Foray’s into parts-of-speech « Infomotions Mini-Musings

Foray’s into parts-of-speech

This posting is the first of my text mining essays focusing on parts-of-speech. Based on the most rudimentary investigations, outlined below, it seems as if there is not much utility in the classification and description of texts in terms of their percentage use of parts-of-speech.

Background

For the past year or so I have spent a lot of my time counting words. Many of my friends and colleagues look at me strangely when I say this. I have to admit, it does sound sort of weird. On the other hand, the process has enabled me to easily compare & contrast entire canons in terms of length and readability, locate statistically significant words & phrases in individual works, and visualize both with charts & graphs. Through the process I have developed two Perl modules (Lingua::EN::Ngram and Lingua::Concordance), and I have integrated them into my Alex Catalogue of Electronic Texts. Many people are still skeptical about the utility of these endeavors, and my implementations do not seem to be compelling enough to sway their opinions. Oh well, such is life.

My ultimate goal is to figure out ways to exploit the current environment and provide better library service. The current environment is rich with full text. It abounds. I ask myself, “How can I take advantage of this full text to make the work of students, teachers, and scholars both easier and more productive?” My current answer surrounds the creation of tools that take advantage of the full text — making it easier for people to “read” larger quantities of information, find patterns in it, and through the process create new knowledge.

Much of my work has been based on rudimentary statistics with little regard to linguistics. Through the use of computers I strive to easily find patterns of meaning across works — an aspect of linguistics. I think such a thing is possible because the use of language assumes systems and patterns. If it didn’t then communication between ourselves would be impossible. Computers are all about systems and patterns. They are very good at counting and recording data. By using computers to count and record characteristics of texts, I think it is possible to find patterns that humans overlook or don’t figure as significant. I would really like to take advantage of core reference works which are full of meaning — dictionaries, thesauri, almanacs, biographies, bibliographies, gazetteers, encyclopedias, etc. — but the ambiguous nature of written language makes the automatic application of such tools challenging. By classifying individual words as parts-of-speech (POS), some of this ambiguity can be reduced. This posting is my first foray into this line of reasoning, and only time will tell if it is fruitful.

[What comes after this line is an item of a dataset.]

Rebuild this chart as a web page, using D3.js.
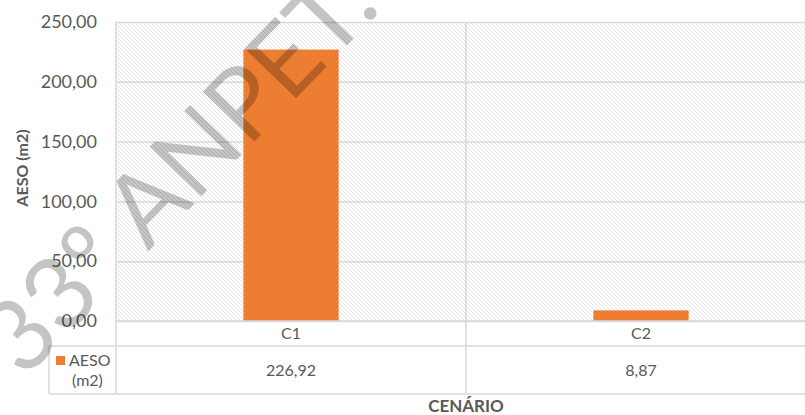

Comparing parts-of-speech across texts

My first experiment compares & contrasts POS usage across texts. “To what degree are there significant differences between authors’ and genres’ usage of various parts-of-speech?”, I asked myself. “Do some works contain a greater number of nouns, verbs, and adjectives than others?” If so, then maybe this would be one way to differentiate works, and make it easier for the student to both select a work for reading as well as understand its content.

POS tagging

To answer these questions, I need to first identify the POS in a document. In the English language there are eight generally accepted POS: 1) nouns, 2) pronouns, 3) verbs, 4) adverbs, 5) adjectives, 6) prepositions, 7) conjunctions, and 8) interjections. Since I am a “lazy Perl programmer”, I sought a POS tagger and in the end settled on one called Lingua::TreeTagger — a full-featured wrapper around a command line driven application called Tree Tagger. Using a process called the Hidden Markov Model, TreeTagger systematically goes through a document and guesses the POS for a given word. According to the research, it can do this with 96% accuracy because is has accurately modeled the systems and patterns of the English language alluded to above. For example, it knows that sentences begin with capital letters and end with punctuation marks. It knows that capitalized words in the middle of sentences are the names of things and the names of things are nouns. It knows that most adverbs end in “ly”. It knows that adjectives often precede nouns. Similarly, it knows the word “the” also precedes nouns. In short, it has done its best to model the syntactical nature of a number of languages and it uses these models to denote the POS in a document.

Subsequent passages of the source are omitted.